MANILA — Nearly all of President Corazon Aquino's Cabinet locked arms Monday and joined more than 15,000 militant leftists who marched on Aquino's presidential palace to protest last week's killings of 19 peasant demonstrators outside the palace gates.
Aquino had personally ordered her entire Cabinet to join the marchers in a shrewd strategy aimed at defusing mounting anger from the nation's political left and averting another blood bath that would have deepened the crisis facing her young government.
On the surface, the march, led by the Movement of Filipino Farmers, the same group that was attacked by military riot troops last week, appeared to resurrect the "people's power" coalition that brought Aquino to power and drove Ferdinand E. Marcos into exile 11 months ago.
Justice Demanded
Wealthy society women, university intellectuals and other members of Aquino's so-called "middle forces" joined ragged peasants and members of the Communist New People's Army as they marched under red banners demanding justice for the 19 peasants shot to death when they tried to present their demands to Aquino last Thursday.
But there were lingering fears that the political right and the military, which Aquino had ordered to take up positions well away from the protesters' route Monday, would feel alienated by Aquino's attempts to renew her ties to the left.
"Well, all I can say is it worked--nobody's going to get killed out here now," Agriculture Minister Ramon Mitra said as he walked arm in arm with the peasant leaders. The military was not consulted on the strategy, Mitra added.
He conceded that last week's killings have done "very, very bad damage" to the image of Aquino and the nation, and he was uncertain whether Monday's strategy would help repair it.
The protest leaders, who had pledged to march beyond the bridge where their supporters were shot to death and into the palace grounds Monday, were surprised and impressed by the Cabinet ministers' gesture.
"I guess we're seeing some genuine attempts for national reconciliation," said Joe Castro, a leader of the leftist People's Party after the first of Aquino's ministers joined the marchers half a mile from the palace.
"But after the gesture, it must be followed through with concrete actions . . . and the concrete moves will have to be coming fast."
As the marchers passed the main palace gates, which had been torn down by members of the same leftist groups the night Marcos fled last February, they sang nationalist songs with their fists raised, and a leader standing on a jeep shouted through a megaphone: "The Aquino regime is worse than the Marcos dictatorship!" and "The government of Cory Aquino is serving the interests of foreigners!"
Deployment of Troops
Before the march began, Aquino and the military had been deeply concerned about the possibility of another round of bloodshed. More than 2,000 riot troops had been deployed around the palace, and Aquino met for more than an hour with the leaders of the peasant movement and other leftist groups.

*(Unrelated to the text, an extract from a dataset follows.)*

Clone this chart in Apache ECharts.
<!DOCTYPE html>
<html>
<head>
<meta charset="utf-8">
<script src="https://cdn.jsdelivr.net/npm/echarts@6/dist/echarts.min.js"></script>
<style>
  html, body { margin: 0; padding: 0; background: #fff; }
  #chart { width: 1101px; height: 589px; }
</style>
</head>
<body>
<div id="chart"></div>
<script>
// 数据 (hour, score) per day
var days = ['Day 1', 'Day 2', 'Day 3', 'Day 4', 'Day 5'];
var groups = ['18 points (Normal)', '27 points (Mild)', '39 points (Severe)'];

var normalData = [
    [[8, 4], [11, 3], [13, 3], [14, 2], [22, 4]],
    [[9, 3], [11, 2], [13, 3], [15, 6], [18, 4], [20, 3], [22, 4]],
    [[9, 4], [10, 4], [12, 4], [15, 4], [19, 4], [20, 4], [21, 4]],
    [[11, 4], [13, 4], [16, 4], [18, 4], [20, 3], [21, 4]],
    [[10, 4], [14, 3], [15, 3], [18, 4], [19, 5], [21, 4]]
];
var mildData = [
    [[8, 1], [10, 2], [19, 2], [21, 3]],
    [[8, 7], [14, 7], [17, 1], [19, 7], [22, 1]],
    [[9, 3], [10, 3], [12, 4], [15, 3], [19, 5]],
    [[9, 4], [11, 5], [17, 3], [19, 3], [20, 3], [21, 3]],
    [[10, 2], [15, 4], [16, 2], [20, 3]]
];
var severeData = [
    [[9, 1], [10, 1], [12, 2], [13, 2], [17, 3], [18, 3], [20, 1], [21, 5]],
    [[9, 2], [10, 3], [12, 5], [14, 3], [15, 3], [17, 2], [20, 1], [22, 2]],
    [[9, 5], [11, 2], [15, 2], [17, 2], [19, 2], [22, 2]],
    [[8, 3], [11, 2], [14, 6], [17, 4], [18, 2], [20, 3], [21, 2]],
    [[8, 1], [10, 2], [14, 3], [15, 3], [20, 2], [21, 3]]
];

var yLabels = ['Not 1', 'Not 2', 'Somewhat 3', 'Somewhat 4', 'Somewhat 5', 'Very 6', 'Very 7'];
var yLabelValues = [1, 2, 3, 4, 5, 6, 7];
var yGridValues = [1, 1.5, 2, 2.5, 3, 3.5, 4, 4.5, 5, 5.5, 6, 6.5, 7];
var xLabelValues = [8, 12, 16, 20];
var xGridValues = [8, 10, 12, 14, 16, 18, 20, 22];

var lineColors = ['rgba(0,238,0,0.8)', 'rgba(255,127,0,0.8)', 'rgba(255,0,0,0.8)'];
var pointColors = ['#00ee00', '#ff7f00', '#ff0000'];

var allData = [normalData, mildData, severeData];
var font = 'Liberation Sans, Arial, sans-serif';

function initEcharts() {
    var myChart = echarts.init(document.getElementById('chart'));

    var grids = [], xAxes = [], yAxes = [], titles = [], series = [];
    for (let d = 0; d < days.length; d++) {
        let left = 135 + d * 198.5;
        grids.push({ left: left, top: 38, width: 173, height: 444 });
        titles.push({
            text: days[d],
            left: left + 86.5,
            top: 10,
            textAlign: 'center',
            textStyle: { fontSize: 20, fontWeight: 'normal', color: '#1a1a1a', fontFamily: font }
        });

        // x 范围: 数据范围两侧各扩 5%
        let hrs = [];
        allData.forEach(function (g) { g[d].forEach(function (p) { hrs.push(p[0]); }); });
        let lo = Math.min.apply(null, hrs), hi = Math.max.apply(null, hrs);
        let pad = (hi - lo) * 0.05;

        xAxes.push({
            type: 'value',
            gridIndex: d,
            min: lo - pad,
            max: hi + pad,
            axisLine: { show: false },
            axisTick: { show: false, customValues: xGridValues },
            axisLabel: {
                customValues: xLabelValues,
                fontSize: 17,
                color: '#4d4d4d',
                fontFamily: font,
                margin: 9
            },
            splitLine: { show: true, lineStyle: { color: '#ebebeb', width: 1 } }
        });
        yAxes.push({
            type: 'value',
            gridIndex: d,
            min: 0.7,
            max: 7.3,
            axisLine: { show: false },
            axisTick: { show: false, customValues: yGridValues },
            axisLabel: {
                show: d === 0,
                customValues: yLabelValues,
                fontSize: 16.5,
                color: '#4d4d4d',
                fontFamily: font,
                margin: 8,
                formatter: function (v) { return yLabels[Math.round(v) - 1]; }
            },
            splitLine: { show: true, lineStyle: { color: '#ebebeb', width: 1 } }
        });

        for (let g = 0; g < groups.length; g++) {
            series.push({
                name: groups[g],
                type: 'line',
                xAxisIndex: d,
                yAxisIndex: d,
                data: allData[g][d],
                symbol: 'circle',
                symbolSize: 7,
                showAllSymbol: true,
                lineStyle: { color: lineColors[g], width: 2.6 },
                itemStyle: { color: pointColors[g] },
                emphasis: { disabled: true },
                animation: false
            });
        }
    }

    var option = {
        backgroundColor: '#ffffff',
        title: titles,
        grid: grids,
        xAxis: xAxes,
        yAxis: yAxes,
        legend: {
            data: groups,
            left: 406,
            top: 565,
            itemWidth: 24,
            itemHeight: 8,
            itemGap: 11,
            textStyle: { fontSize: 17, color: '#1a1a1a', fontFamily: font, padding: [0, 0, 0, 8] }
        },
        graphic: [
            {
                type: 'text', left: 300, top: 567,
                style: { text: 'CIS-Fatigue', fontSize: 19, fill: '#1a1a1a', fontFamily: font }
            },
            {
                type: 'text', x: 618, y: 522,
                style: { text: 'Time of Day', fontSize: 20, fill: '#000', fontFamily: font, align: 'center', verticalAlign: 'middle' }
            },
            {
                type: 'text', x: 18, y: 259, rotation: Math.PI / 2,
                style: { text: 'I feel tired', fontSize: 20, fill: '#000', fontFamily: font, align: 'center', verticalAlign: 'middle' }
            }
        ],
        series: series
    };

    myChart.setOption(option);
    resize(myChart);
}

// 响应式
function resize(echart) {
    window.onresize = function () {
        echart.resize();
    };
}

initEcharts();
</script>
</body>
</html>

The meeting ended in a stalemate, and in a three-hour rally before the march, protest leaders again angrily called on Aquino to implement true land reform. Less than 2% of the Philippines' population owns one-quarter of the wealth.

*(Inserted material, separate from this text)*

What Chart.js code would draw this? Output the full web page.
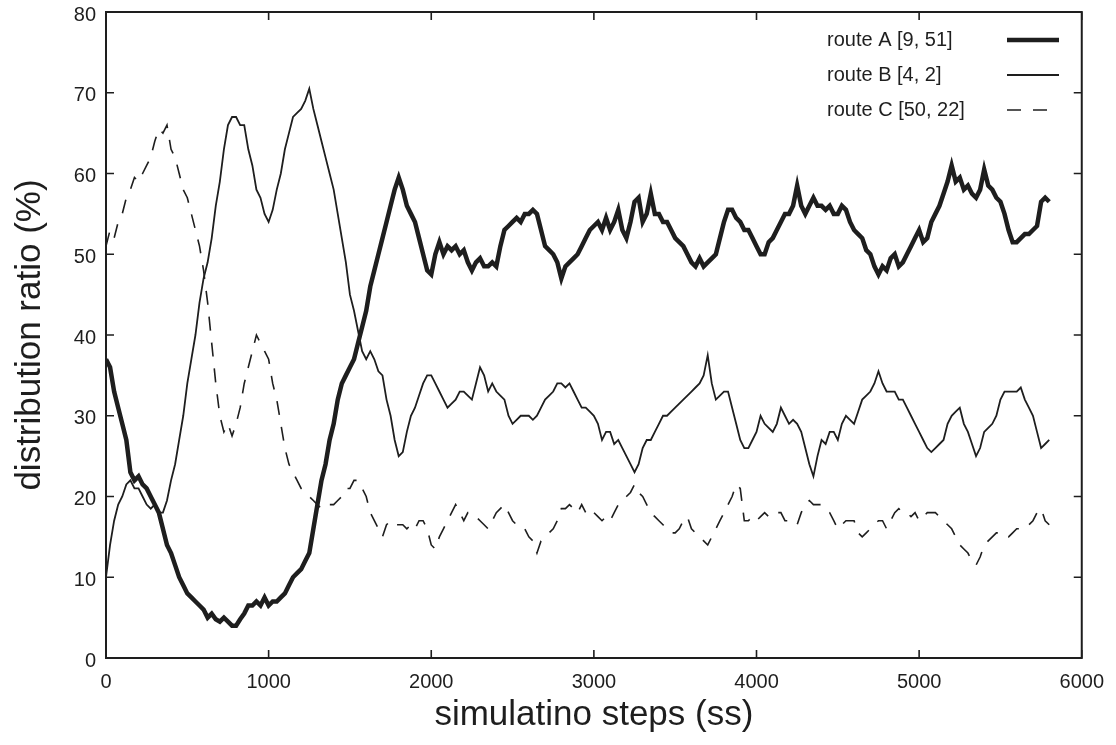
<!DOCTYPE html>
<html>
<head>
<meta charset="utf-8">
<script src="https://cdn.jsdelivr.net/npm/chart.js@4"></script>
<style>
  html, body { margin: 0; padding: 0; background: #fff; }
  #wrap { width: 1116px; height: 745px; }
</style>
</head>
<body>
<div id="wrap"><canvas id="distChart" width="1116" height="745"></canvas></div>
<script>
// simulation steps, sampled every 25 ss (one row = 200 ss)
var steps = [
  0, 25, 50, 75, 100, 125, 150, 175,
  200, 225, 250, 275, 300, 325, 350, 375,
  400, 425, 450, 475, 500, 525, 550, 575,
  600, 625, 650, 675, 700, 725, 750, 775,
  800, 825, 850, 875, 900, 925, 950, 975,
  1000, 1025, 1050, 1075, 1100, 1125, 1150, 1175,
  1200, 1225, 1250, 1275, 1300, 1325, 1350, 1375,
  1400, 1425, 1450, 1475, 1500, 1525, 1550, 1575,
  1600, 1625, 1650, 1675, 1700, 1725, 1750, 1775,
  1800, 1825, 1850, 1875, 1900, 1925, 1950, 1975,
  2000, 2025, 2050, 2075, 2100, 2125, 2150, 2175,
  2200, 2225, 2250, 2275, 2300, 2325, 2350, 2375,
  2400, 2425, 2450, 2475, 2500, 2525, 2550, 2575,
  2600, 2625, 2650, 2675, 2700, 2725, 2750, 2775,
  2800, 2825, 2850, 2875, 2900, 2925, 2950, 2975,
  3000, 3025, 3050, 3075, 3100, 3125, 3150, 3175,
  3200, 3225, 3250, 3275, 3300, 3325, 3350, 3375,
  3400, 3425, 3450, 3475, 3500, 3525, 3550, 3575,
  3600, 3625, 3650, 3675, 3700, 3725, 3750, 3775,
  3800, 3825, 3850, 3875, 3900, 3925, 3950, 3975,
  4000, 4025, 4050, 4075, 4100, 4125, 4150, 4175,
  4200, 4225, 4250, 4275, 4300, 4325, 4350, 4375,
  4400, 4425, 4450, 4475, 4500, 4525, 4550, 4575,
  4600, 4625, 4650, 4675, 4700, 4725, 4750, 4775,
  4800, 4825, 4850, 4875, 4900, 4925, 4950, 4975,
  5000, 5025, 5050, 5075, 5100, 5125, 5150, 5175,
  5200, 5225, 5250, 5275, 5300, 5325, 5350, 5375,
  5400, 5425, 5450, 5475, 5500, 5525, 5550, 5575,
  5600, 5625, 5650, 5675, 5700, 5725, 5750, 5775,
  5800];

// route A [9, 51]
var routeA = [
  37, 36, 33, 31, 29, 27, 23, 22,
  22.5, 21.5, 21, 20, 19, 18, 16, 14,
  13, 11.5, 10, 9, 8, 7.5, 7, 6.5,
  6, 5, 5.5, 4.8, 4.5, 5, 4.5, 4,
  4, 4.8, 5.5, 6.5, 6.5, 7, 6.5, 7.5,
  6.5, 7, 7, 7.5, 8, 9, 10, 10.5,
  11, 12, 13, 16, 19, 22, 24, 27,
  29, 32, 34, 35, 36, 37, 39, 41,
  43, 46, 48, 50, 52, 54, 56, 58,
  59.5, 58, 56, 55, 54, 52, 50, 48,
  47.5, 50, 51.5, 50, 51, 50.5, 51, 50,
  50.5, 49, 48, 49, 49.5, 48.5, 48.5, 49,
  48.5, 51, 53, 53.5, 54, 54.5, 54, 55,
  55, 55.5, 55, 53, 51, 50.5, 50, 49,
  47, 48.5, 49, 49.5, 50, 51, 52, 53,
  53.5, 54, 53, 54.5, 53, 54, 55.5, 53,
  52, 54, 56.5, 57, 54, 55, 57.5, 55,
  55, 54, 54, 53, 52, 51.5, 51, 50,
  49, 48.5, 49.5, 48.5, 49, 49.5, 50, 52,
  54, 55.5, 55.5, 54.5, 54, 53, 53, 52,
  51, 50, 50, 51.5, 52, 53, 54, 55,
  55, 56, 58.5, 56, 55, 56, 57, 56,
  56, 55.5, 56, 55, 55, 56, 55.5, 54,
  53, 52.5, 52, 50.5, 50, 48.5, 47.5, 48.5,
  48, 49.5, 50, 48.5, 49, 50, 51, 52,
  53, 51.5, 52, 54, 55, 56, 57.5, 59,
  61, 59, 59.5, 58, 58.5, 57.5, 57, 58,
  60.5, 58.5, 58, 57, 56.5, 55, 53, 51.5,
  51.5, 52, 52.5, 52.5, 53, 53.5, 56.5, 57,
  56.5];

// route B [4, 2]
var routeB = [
  10, 14, 17, 19, 20, 21.5, 22, 21,
  21, 20, 19, 18.5, 19, 18, 18, 19.5,
  22, 24, 27, 30, 34, 37, 40, 44,
  47, 49, 52, 56, 59, 63, 66, 67,
  67, 66, 66, 63, 61, 58, 57, 55,
  54, 55.5, 58, 60, 63, 65, 67, 67.5,
  68, 69, 70.5, 68, 66, 64, 62, 60,
  58, 55, 52, 49, 45, 43, 40.5, 38,
  37, 38, 37, 35.5, 35, 32, 30, 27,
  25, 25.5, 28, 30, 31, 32.5, 34, 35,
  35, 34, 33, 32, 31, 31.5, 32, 33,
  33, 32.5, 32, 34, 36, 35, 33, 34,
  33, 32.5, 32, 30, 29, 29.5, 30, 30,
  30, 29.5, 30, 31, 32, 32.5, 33, 34,
  34, 33.5, 34, 33, 32, 31, 31, 30.5,
  30, 29, 27, 28, 28, 26.5, 27, 26,
  25, 24, 23, 24, 26, 27, 27, 28,
  29, 30, 30, 30.5, 31, 31.5, 32, 32.5,
  33, 33.5, 34, 35, 37.5, 34, 32, 32.5,
  33, 33, 31, 29, 27, 26, 26, 27,
  28, 30, 29, 28.5, 28, 29, 31, 30,
  29, 29.5, 29, 28, 26, 24, 22.5, 25,
  27, 26.5, 28, 28, 27, 29, 30, 29.5,
  29, 30.5, 32, 32.5, 33, 34, 35.5, 34,
  33, 33, 33, 32, 32, 31, 30, 29,
  28, 27, 26, 25.5, 26, 26.5, 27, 29,
  30, 30.5, 31, 29, 28, 26.5, 25, 26,
  28, 28.5, 29, 30, 32, 33, 33, 33,
  33, 33.5, 32, 31, 30, 28, 26, 26.5,
  27];

// route C [50, 22]
var routeC = [
  51, 53, 52, 54, 55, 57, 58, 59.5,
  59, 60, 61, 62, 64, 65.5, 65, 66,
  63, 62, 60, 58, 57, 55, 53, 51,
  48, 44, 39, 34, 30, 28, 29, 27.5,
  29, 31, 34, 36, 38, 40, 39, 38,
  37, 34, 32, 29, 26, 24, 23, 22,
  21, 20.5, 20, 19.5, 19, 18.5, 18.5, 19,
  19, 19.5, 20, 21, 21, 22, 22, 21,
  20, 18, 17, 16, 15, 16.5, 17, 16.5,
  16.5, 16.5, 16, 16.5, 16, 17, 17, 16,
  14, 13.5, 15, 16, 17, 18, 19, 18,
  17, 18, 18, 17.5, 17, 16.5, 16, 17,
  18, 18.5, 19, 18, 17, 16.5, 16, 16,
  15, 14.5, 13, 14.5, 15, 15.5, 16, 17,
  18.5, 18.5, 19, 18.5, 18, 19, 18, 18.5,
  18, 17.5, 17, 17.5, 17, 18, 19, 19.5,
  20, 20.5, 21.5, 20.5, 20, 19, 18, 17.5,
  17, 16.5, 16, 15.5, 15.5, 16, 17, 17.5,
  16, 15.5, 15, 14.5, 14, 15, 16, 17,
  18, 19, 20, 21.5, 21, 17, 17, 17.5,
  17, 17.5, 18, 17.5, 17.5, 18, 18, 17,
  17, 16.5, 16.5, 18, 19, 19.5, 19, 19,
  19, 18.5, 18, 17, 16, 16.5, 17, 17,
  17, 15.5, 15, 15.5, 16, 16.5, 17, 17,
  16, 17, 18, 18.5, 18, 18, 17.5, 18,
  17, 17.5, 18, 18, 18, 17.5, 17, 16.5,
  16, 15, 14, 13.5, 13, 12, 11.5, 12.5,
  14, 14.5, 15, 15.5, 15.5, 15, 15, 15.5,
  16, 16, 16, 16.5, 17, 18, 18.5, 17,
  16.5];

var yTicks = [0, 10, 20, 30, 40, 50, 60, 70, 80];
var xTicks = [0, 1000, 2000, 3000, 4000, 5000, 6000];

var ink = '#1e1e1e';
var fontName = '"Liberation Sans", Arial, Helvetica, sans-serif';

function toPoints(values) {
  return values.map(function (v, i) { return { x: steps[i], y: v }; });
}

// frame, inward ticks on all four sides, and the legend inside the top right
var framePlugin = {
  id: 'frame',
  afterDraw: function (chart) {
    var c = chart.ctx;
    var a = chart.chartArea;
    var xs = chart.scales.x, ys = chart.scales.y;
    var tick = 8;
    c.save();
    c.strokeStyle = ink;
    c.lineWidth = 1.6;
    xTicks.forEach(function (t) {
      var px = xs.getPixelForValue(t);
      c.beginPath();
      c.moveTo(px, a.bottom); c.lineTo(px, a.bottom - tick);
      c.moveTo(px, a.top); c.lineTo(px, a.top + tick);
      c.stroke();
    });
    yTicks.forEach(function (t) {
      var py = ys.getPixelForValue(t);
      c.beginPath();
      c.moveTo(a.left, py); c.lineTo(a.left + tick, py);
      c.moveTo(a.right, py); c.lineTo(a.right - tick, py);
      c.stroke();
    });
    c.lineWidth = 2;
    c.strokeRect(a.left, a.top, a.right - a.left, a.bottom - a.top);

    // legend
    c.font = '20px ' + fontName;
    c.fillStyle = ink;
    c.textBaseline = 'middle';
    c.textAlign = 'left';
    var rows = [40, 75, 110];
    chart.data.datasets.forEach(function (ds, i) {
      c.fillText(ds.label, 827, rows[i]);
      c.beginPath();
      c.lineWidth = ds.borderWidth;
      c.setLineDash(ds.borderDash || []);
      c.moveTo(1007, rows[i]); c.lineTo(1059, rows[i]);
      c.stroke();
    });
    c.restore();
  }
};

var ctx = document.getElementById('distChart').getContext('2d');

var distChart = new Chart(ctx, {
  type: 'line',
  data: {
    datasets: [{
      label: 'route A [9, 51]',
      data: toPoints(routeA),
      borderColor: ink,
      borderWidth: 4.5,
      pointRadius: 0,
      tension: 0
    }, {
      label: 'route B [4, 2]',
      data: toPoints(routeB),
      borderColor: ink,
      borderWidth: 1.8,
      pointRadius: 0,
      tension: 0
    }, {
      label: 'route C [50, 22]',
      data: toPoints(routeC),
      borderColor: ink,
      borderWidth: 1.6,
      borderDash: [14, 12],
      pointRadius: 0,
      tension: 0
    }]
  },
  options: {
    responsive: false,
    animation: false,
    layout: { padding: { top: 12, right: 33, left: 0, bottom: 0 } },
    plugins: {
      legend: { display: false },
      tooltip: { enabled: false }
    },
    scales: {
      x: {
        type: 'linear',
        min: 0,
        max: 6000,
        afterBuildTicks: function (scale) {
          scale.ticks = xTicks.map(function (v) { return { value: v }; });
        },
        afterFit: function (scale) { scale.height = 87; },
        grid: { display: false, drawTicks: false },
        border: { display: false },
        ticks: {
          color: ink,
          padding: 12,
          maxRotation: 0,
          font: { family: fontName, size: 20 },
          callback: function (v) { return String(v); }
        },
        title: {
          display: true,
          text: 'simulatino steps (ss)',
          color: ink,
          padding: { top: 0, bottom: 9 },
          font: { family: fontName, size: 35 }
        }
      },
      y: {
        min: 0,
        max: 80,
        afterBuildTicks: function (scale) {
          scale.ticks = yTicks.map(function (v) { return { value: v }; });
        },
        afterFit: function (scale) {
          scale.width = 106;
          scale.paddingTop = 0;
          scale.paddingBottom = 0;
        },
        grid: { display: false, drawTicks: false },
        border: { display: false },
        ticks: { color: ink, padding: 10, labelOffset: 3, font: { family: fontName, size: 20 } },
        title: {
          display: true,
          text: 'distribution ratio (%)',
          color: ink,
          padding: { top: 9, bottom: 0 },
          font: { family: fontName, size: 35 }
        }
      }
    }
  },
  plugins: [framePlugin]
});
</script>
</body>
</html>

Behind a makeshift stage at the rally outside Manila's General Post Office stood a graphic, 20-foot mural of a dead peasant with bullet holes and a stake through his hand, lying in a pool of blood beside a pile of spent shell casings.
"When the Marcos loyalists took over the Manila Hotel (last July), they were armed, and they wanted to take over the government, but their punishment was only 30 push-ups," declared peasant leader Jaime Tadeo from the podium. "But the farmers who are peacefully marching for land reform are killed.
'Important Challenge'
"The important thing is the challenge we are facing. If we do not move, they will wipe us all out through hunger and violence."
And Tadeo called on Aquino to take down the barricades on the Mendiola Bridge, where the protesters were killed. "It is like they are putting a wall between the president and the people," Tadeo complained. "This government should be building bridges, not blocking them off."
The left was not alone in building up the pressure on Aquino--herself a wealthy landlord who owns a 12,000-acre feudal hacienda north of Manila--to begin a sincere land-reform program.
Roman Catholic Cardinal Jaime L. Sin, the nation's senior religious leader, declared during a Sunday Mass, "We ask our government, in the wake of this tragedy, to turn its urgent attention to the issues of land reform and the concerns most closely related with it."
Sin, one of Aquino's closest personal advisers, also urged the government to "repent" and take conciliatory steps to reunify the crumbling coalition that brought it to power.